AI hate speech detection faces limits as UN warns online abuse spreads
UN marks International Day for Countering Hate Speech as study finds AI hate speech detection inconsistent, raising bias and transparency concerns for platforms.
The United Nations marked the International Day for Countering Hate Speech on June 18 with a warning that hate speech now travels farther and faster on digital platforms, and that AI hate speech detection tools are struggling to keep pace. UN Secretary‑General Antonio Guterres highlighted the amplification of prejudice by social media networks even as companies increasingly rely on automated systems to moderate content. A recent academic review and platform reports underline gaps in coverage, consistency and fairness in how AI labels hateful content.
UN highlights the global spread of online hate speech
The UN defines hate speech as communication that discriminates against or incites violence toward people based on identity factors such as race, religion, gender, sexual orientation or disability. Officials have emphasized that hate speech is not limited to words and can include images, gestures and symbolic objects that demean or dehumanize a group.
The UN and partner agencies say social platforms have widened the reach of messages that once circulated locally, with anonymity and algorithmic amplification increasing exposure. That context has driven efforts to deploy automated detection as a way to scan vast volumes of posts at scale.
Survey data and platform reports show uneven exposure and enforcement
A 2023 joint survey by Ipsos and UNESCO found that more than two‑thirds of internet users reported encountering hate speech online, with LGBTQI people, ethnic minorities and women frequently cited as targets. Public perception and lived experience vary by country, but the survey signalled broad recognition of the problem across regions.

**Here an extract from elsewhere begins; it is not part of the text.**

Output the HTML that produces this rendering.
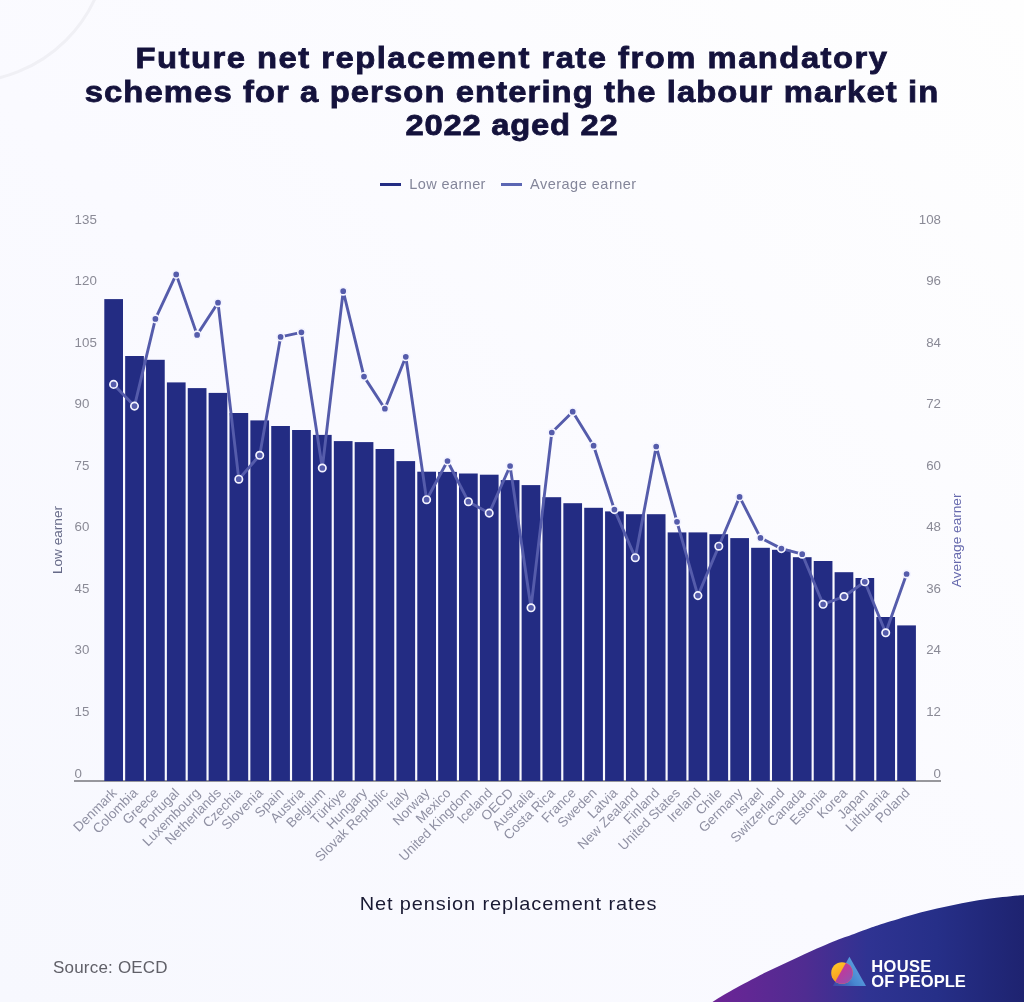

Platform transparency reports show divergent approaches. Meta’s reported removals dropped after the company shifted from proactive detection toward greater reliance on user reports, while other companies, including TikTok, say the vast majority of hate content was removed before users flagged it. Those contrasting figures point to differing moderation strategies and measurement methods that affect what is visible to researchers and the public.
How AI moderation systems are built and deployed
Social platforms increasingly use AI systems built on labeled datasets and pretrained language models to scan text, images and video for abusive content. These systems typically score content against rules or thresholds set by each company, then route items for removal, labeling or human review depending on severity.
The appeal of automation is clear: human moderators cannot manually review the billions of posts shared daily. But automated systems are only as effective as the data and rules that shape them, and tradeoffs between speed, precision and the protection of free expression complicate operational choices.
Independent study finds major inconsistencies between models
A 2025 university study evaluated seven commercial and research moderation systems and reported wide variation in how models identify and classify hate speech. The study compared outputs from multiple vendors and found that the same content could be categorized as highly hateful by one model and barely problematic by another.
Researchers highlighted that such inconsistencies undermine confidence in automated enforcement and produce unequal protection across demographic groups. Differences in training data, label definitions and model architecture drive divergent outcomes, making it difficult for platforms to claim uniform application of community standards.
Examples show AI misses nuance and mislabels reclaimed language
Experts say that AI performs best at detecting explicit slurs and direct threats, but struggles with implicit or context‑dependent expressions. Subtle content that frames hateful ideas in indirect terms, or structures prejudice as a hypothetical or positive framing, can evade detection because the system lacks the contextual judgement a human reader might apply.
Conversely, AI tools may flag reclaimed language — words used within marginalized communities in non‑derogatory ways — as violations because they rely on keyword matching without understanding speaker identity or intent. These false positives can silence target communities and erode trust in moderation processes.
Policy, transparency and human review remain central to reform
The uneven performance of AI hate speech detection has policy implications for platforms and regulators alike. Advocates and researchers call for clearer standards, independent audits, and improved transparency about datasets, tagging practices and decision thresholds that shape automated outcomes.
Many experts argue for hybrid models that combine automated triage with targeted human review, especially for borderline or context‑sensitive cases. Strengthening dataset diversity, publishing error rates and conducting public impact assessments are cited as practical steps to reduce bias and improve accountability.
As platforms continue to balance scale with fairness, the UN’s observance on June 18 underscored a broader point: technology can assist in combating hateful speech, but it does not substitute for human judgment, clearer rules and sustained public oversight.